Dans cette séquence inaugurale, un fondu noir cède la place à la Lune, puis à la Terre et enfin au Soleil qui s’élève lentement sur un crescendo orchestral. Le cinéma se fait ici symphonie visuelle et sonore. Avant de choisir cette voie, Kubrick avait pourtant commandé une partition originale à Alex North, son compositeur attitré. North travailla plusieurs mois sur le film, composant plus de 40 minutes de musique. Finalement, le réalisateur finit par conserver les musiques classiques utilisées comme pistes temporaires et écarte la composition originale. Un choix audacieux et surprenant, qui rompait avec les habitudes du cinéma hollywoodien.

2001
La séquence d'ouverture de 2001 place des singes face à un monolithe, symbole de l'éveil © Warner Bros

Entre rejet et admiration

Lors de la sortie du film, ce choix a déconcerté une partie du public et de la critique. À l’avant-première, le 2 avril 1968, au Uptown Theater à Washington, D.C., une partie des spectateurs quitte la salle, déroutée par la lenteur et l’abstraction du récit. Le journal Newsweek y voyait alors un spectacle « ostentatoire et creux », tandis que le New York Times décrivait le film comme « quelque part entre hypnotique et immensément ennuyeux ». En France aussi, plusieurs critiques jugent le film trop hermétique, à sa sortie le 27 septembre 1968. Mais d’autres saluent l’audace visuelle et sonore : les effets spéciaux, l’ampleur musicale et l’expérience sensorielle inédite. Cette réception contrastée montre combien le pari de Kubrick bousculait les attentes d’un cinéma de science-fiction jusque-là plus narratif et démonstratif. 

Kubrick le dit lui-même : il voulait « contourner l’entendement et ses constructions verbales pour mieux pénétrer l’inconscient ». La musique, et tout autant les silences qui la soulignent, deviennent un langage parallèle. Dans la scène « l’aube de l’humanité », les cris des primates face au monolithe cèdent soudain la place à un silence solennel, traduisant mieux qu’aucun dialogue la naissance de la conscience. Le spectateur est happé dans ce moment suspendu, partagé entre vertige et fascination. 

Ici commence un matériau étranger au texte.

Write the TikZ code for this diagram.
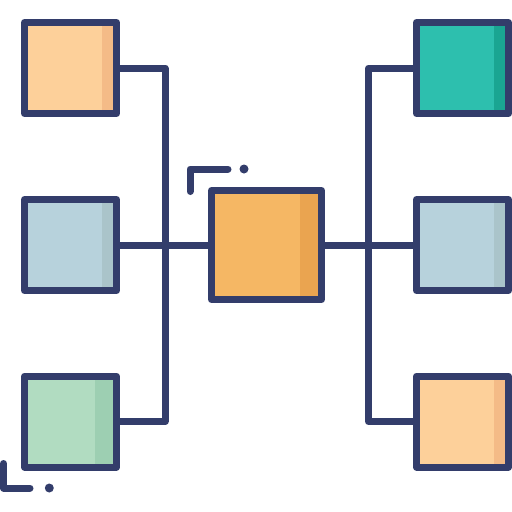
\documentclass[tikz,border=0pt]{standalone}
\definecolor{navy}{RGB}{51,61,107}
\definecolor{peach}{RGB}{253,208,154}
\definecolor{peachd}{RGB}{244,187,135}
\definecolor{amber}{RGB}{245,183,100}
\definecolor{amberd}{RGB}{234,164,80}
\definecolor{frost}{RGB}{183,210,220}
\definecolor{frostd}{RGB}{170,196,202}
\definecolor{mint}{RGB}{177,220,193}
\definecolor{mintd}{RGB}{157,207,178}
\definecolor{teal}{RGB}{45,191,174}
\definecolor{teald}{RGB}{26,165,146}
\tikzset{
	box/.style={draw=navy, rectangle, inner sep=0pt, minimum width=92pt, minimum height=91pt},
	bigbox/.style={box, minimum width=110pt, minimum height=109pt},
	stripe/.style 2 args={path picture={\fill[#1] ([xshift=-#2]path picture bounding box.north east) rectangle (path picture bounding box.south east);}}
}
\begin{document}
\begin{tikzpicture}[x=1pt, y=-1pt, line width=7pt, line join=round, line cap=round, color=navy]
	\useasboundingbox (0,0) rectangle (512,512);
	% cac o ben trai
	\node[box, fill=peach, stripe={peachd}{14.5pt}] (tl) at (70.5,68) {};
	\node[box, fill=frost, stripe={frostd}{14.5pt}] (ml) at (70.5,245) {};
	\node[box, fill=mint, stripe={mintd}{21.5pt}] (bl) at (70.5,421.5) {};
	% o giua
	\node[bigbox, fill=amber, stripe={amberd}{21.5pt}] (cb) at (266.5,245) {};
	% cac o ben phai
	\node[box, fill=teal, stripe={teald}{14.5pt}] (tr) at (462.5,68) {};
	\node[box, fill=frost, stripe={frostd}{14.5pt}] (mr) at (462.5,245) {};
	\node[box, fill=peach, stripe={peachd}{14.5pt}] (br) at (462.5,421.5) {};
	\coordinate (lspine) at (165,245);
	\coordinate (rspine) at (368.5,245);
	% duong noi
	\draw (tl.east) -| (lspine) |- (bl.east);
	\draw (ml.east) -- (cb.west);
	\draw (cb.east) -- (mr.west);
	\draw (tr.west) -| (rspine) |- (br.west);
	% goc trang tri
	\draw (190,191.5) -- (190,169) -- (228,169);
	\fill (244,169) circle (4.5);
	\draw (3.5,463.5) -- (3.5,488) -- (30,488);
	\fill (49.3,488) circle (4.5);
\end{tikzpicture}
\end{document}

Ainsi, Strauss n’est pas un simple accompagnement sonore : ses notes grandioses provoquent un émerveillement quasi mystique, renforcé par les contrastes avec le silence. La musique agit ici comme un catalyseur émotionnel et narratif, invitant le spectateur à un voyage qui dépasse l’écran. Cette démarche n’est pas un cas isolé. Kubrick poursuivra ce principe dans Orange mécanique (Beethoven, Rossini), Barry Lyndon (Haendel, Schubert) ou encore Shining (Ligeti, Penderecki). Chaque fois, il inscrit des chefs-d’oeuvre du passé dans un nouvel imaginaire visuel et sensoriel, construisant une véritable signature musicale. 

barbie
Dans Barbie, les singes cèdent la place à des poupées, dans une scène d'ouverture parodique © Warner Bros

un héritage culturel et populaire

Avec 2001, l’ouverture d’Ainsi parlait Zarathoustra est sortie du cercle restreint des mélomanes pour devenir un motif universel de la culture populaire. Dès les années 1970, la pièce est revisitée : la Portsmouth Sinfonia en propose une version chaotique volontairement amateure, devenue culte, tandis qu’Emir Deodato en livre une adaptation funk-jazz qui connaîtra un immense succès et sera utilisée dans Bienvenue Master Chance ou encore des publicités Coca-Cola. 

La culture populaire s’en empare avec enthousiasme. Elvis Presley s’en sert pour ouvrir ses concerts, La Cinq l’utilise pour son JT à la fin des années 1980, et Les Simpsons multiplient les clins d’oeil au film. Plus récemment, Greta Gerwig a ouvert son Barbie par une parodie directe du prologue, remplaçant les singes par des petites filles brisant leurs poupées. Aujourd’hui, ces quelques notes sont devenues un signe universel, associé à la révélation et à l’émerveillement. Kubrick a transformé une oeuvre savante en symbole collectif, immédiatement reconnaissable et réinterprété dans les contextes les plus variés. 

Si les grandes sages de sciences-fiction postérieures (de Star Wars à Alien) ont préféré des partitions originales, 2001 a montré que la musique pouvait être plus qu’un simple accompagnement : un langage sensoriel et philosophique. L’héritage se lit encore dans des choix audacieux, comme l’usage de chansons pop dans Seul sur Mars ou les partitions hybrides de Daft Punk pour Tron : Legacy. Plus largement, le film révèle comment le cinéma peut démocratiser la musique. En une séquence, Kubrick a fait d’un prélude symphonique réservé aux connaisseurs un véritable « tube » universel, associé à l’idée de grandeur et de mystère cosmique.